The millennial complex
Mistress America explores the challenges of adulthood
The baby boom officially lasted from 1946-66 and grouped together the kids who came of age during Beatlemania with those who came of age during the oil crisis of the 1970s.
One group culturally influenced by an economic boom, and the next by the bust that followed it. To talk about the boomers as one distinct and united cohort is problematic at best.
Millennials, roughly defined as people born between 1980 and 1997, are equally as tenuous and diverse a group. I was born in 1994 and find it a little weird I’m lumped in with people who were starting university before I knew my multiplication tables. We are often derided by our elders as narcissistic, self-centred, over-sensitive and cheap.
Mistress America, the latest comedy from Noah Baumbach seeks to show millennials as diverse and complicated while also holding a mirror to us, forcing recognition of our flaws and anxieties as a generation.
The film examines the relationship between freshman college student Tracy (Lola Kirk) and her soon-to-be step-sister Brooke (Greta Gerwig). Tracy looks to make a name for herself in writing while Brooke is trying to start a restaurant shortly after her 30th birthday. Tracy, a late millennial struggling with anxiety and self-doubt, looks up to the charismatic and effervescent Brooke, herself an early millennial suffering from endless passion while lacking follow through.
Mistress America is phenomenally funny and delivers on the promise of Baumbach’s 2012 film, Frances Ha, which also sought to put real millennials on screen but was less successful in doing so. Both Kirk and Gerwig give incredible performances, portraying a common anxiety between their two characters of feeling trapped between two worlds. Featuring a thematically resonant 1980s-inspired soundtrack, which captures this anxiety in its mix of 1980s synth and modern pop, the film hits closer to home than you might expect walking into the theatre.
Baumbach and Gerwig co-wrote the screenplay and they faithfully capture how millennials act and speak. Late in the film we are introduced to Dylan and Mamie-Claire, a couple living in a fancy house in Connecticut that Brooke knew years before and now needs money from for her restaurant.
They are early millennials like Brooke and at first they look and sound more professional than the characters we’ve been following. But as the situation progresses and becomes tense they revert and sound like Tracy and her friends. The pressures of adulthood thrust upon them became a mask they would put on to show they had “grown-up.”

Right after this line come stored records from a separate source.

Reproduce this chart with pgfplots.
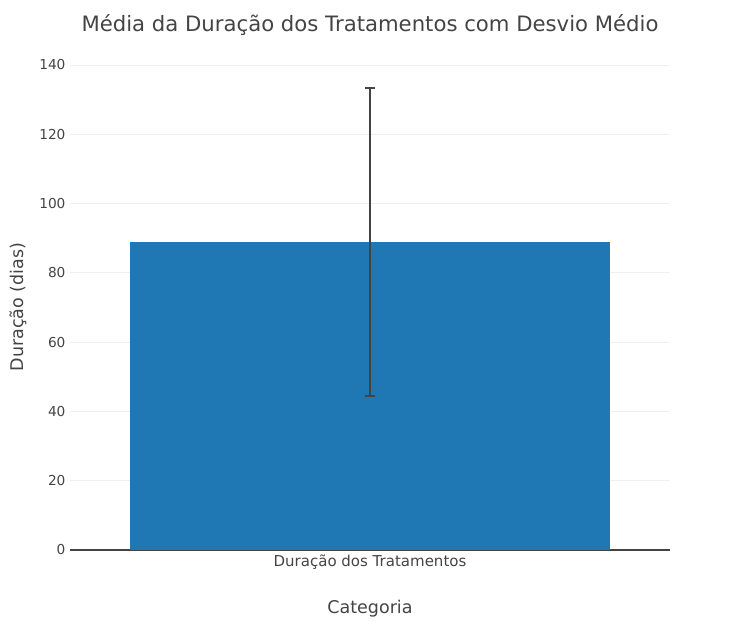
\documentclass[border=0pt]{standalone}
\usepackage{fontspec}
\setmainfont{DejaVu Sans}
\usepackage{pgfplots}
\pgfplotsset{compat=1.18}
\definecolor{barblue}{HTML}{1F77B4}
\definecolor{txt}{HTML}{444444}
\definecolor{gridc}{HTML}{EEEEEE}
\begin{document}
\begin{tikzpicture}
\useasboundingbox (-70pt,-79pt) rectangle (683pt,550pt);
\begin{axis}[
  at={(0,0)}, anchor=south west,
  scale only axis,
  width=600pt, height=485pt,
  xmin=-0.5, xmax=0.5,
  ymin=0, ymax=140,
  ytick={0,20,...,140},
  xtick={0},
  xticklabels={Duração dos Tratamentos},
  axis line style={draw=none},
  ymajorgrids,
  major grid style={gridc, line width=0.8pt},
  major tick length=0pt,
  yticklabel style={font=\fontsize{13.7}{16}\selectfont, text=txt, xshift=-1pt},
  xticklabel style={font=\fontsize{15}{18}\selectfont, text=txt, yshift=-1pt},
  /pgf/number format/assume math mode=true,
  clip=false,
]
\draw[txt, line width=1.6pt] (axis cs:-0.5,0) -- (axis cs:0.5,0);
\addplot[ybar, bar width=480pt, fill=barblue, draw=none,
  error bars/.cd, y dir=both, y explicit,
  error bar style={txt, line width=2pt},
  error mark options={rotate=90, mark size=5pt, txt, line width=2pt}]
  coordinates {(0,89.0) +- (0,44.5)};
\end{axis}
\node[text=txt, font=\fontsize{21.2}{25}\selectfont] at (300pt,525pt) {Média da Duração dos Tratamentos com Desvio Médio};
\node[text=txt, font=\fontsize{17.5}{21}\selectfont] at (300pt,-59pt) {Categoria};
\node[text=txt, font=\fontsize{17.5}{21}\selectfont, rotate=90] at (-52pt,243pt) {Duração (dias)};
\end{tikzpicture}
\end{document}
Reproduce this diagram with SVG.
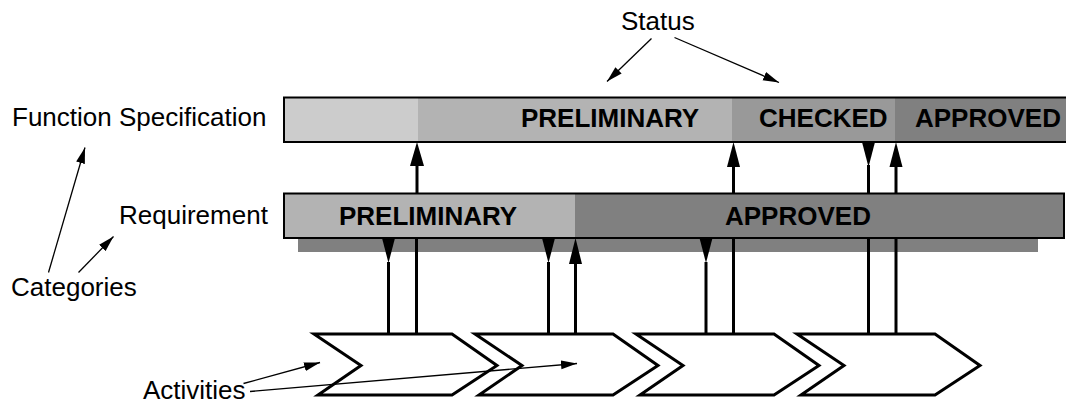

On the other hand Tony and Nicollette, Tracy’s friends from school who joined her on the escapade, demonstrate the inverse of this identity problem. When they arriving at the house to a book club for pregnant women hosted there, Tony becomes enamoured with the high literature discussed. He immediately joins the group while Brooke solicits Mamie-Claire for the money.
Acting grown up and being with grown-ups is all the millennials want to do, but smoking pot out of an apple bong, acting recklessly and frequently losing attention to the problems at hand are still parts of their identity bubbling just beneath the surface.
Sitting in the theatre at the Princess, I was struck by how many people I know in real life act like the characters in the film.
Remembering how hard it was to make friends in first-year like Tracy is a vivid memory, but as I get older I understand the pressures of having friends to keep up with people like Brooke. Tony struggles with his relationship with Nicollette because she is paranoid he’s cheating on her when all he wants is to not be lonely. Mamie-Claire wants a child, but not because motherhood is something she is passionate about; she’s really just afraid of losing her husband and thus the people and status in her life.
Many of these problems seem contradictory, but it is that conflict between loneliness and social expectations which seems to be the defining characteristic of millennials. Watching Tracy learn the balance between courageously asserting her will while also learning to really listen to those around her is how the film tries to combat both of these anxieties. Demonstrating that loneliness is not a death sentence, and selfishness can’t be a sanctuary when things start getting hard.
Mistress America has really promising things to say about the potential for millennials to be a force for good in the world, but also presents us with the harsh truths about how we engage with everyday life. Every millennial who sees this film will get something different out of it, laugh at moments, cry at times and identify with different characters. Mistress America is a Breakfast Club for millennials and it’s one of the best movies of 2015.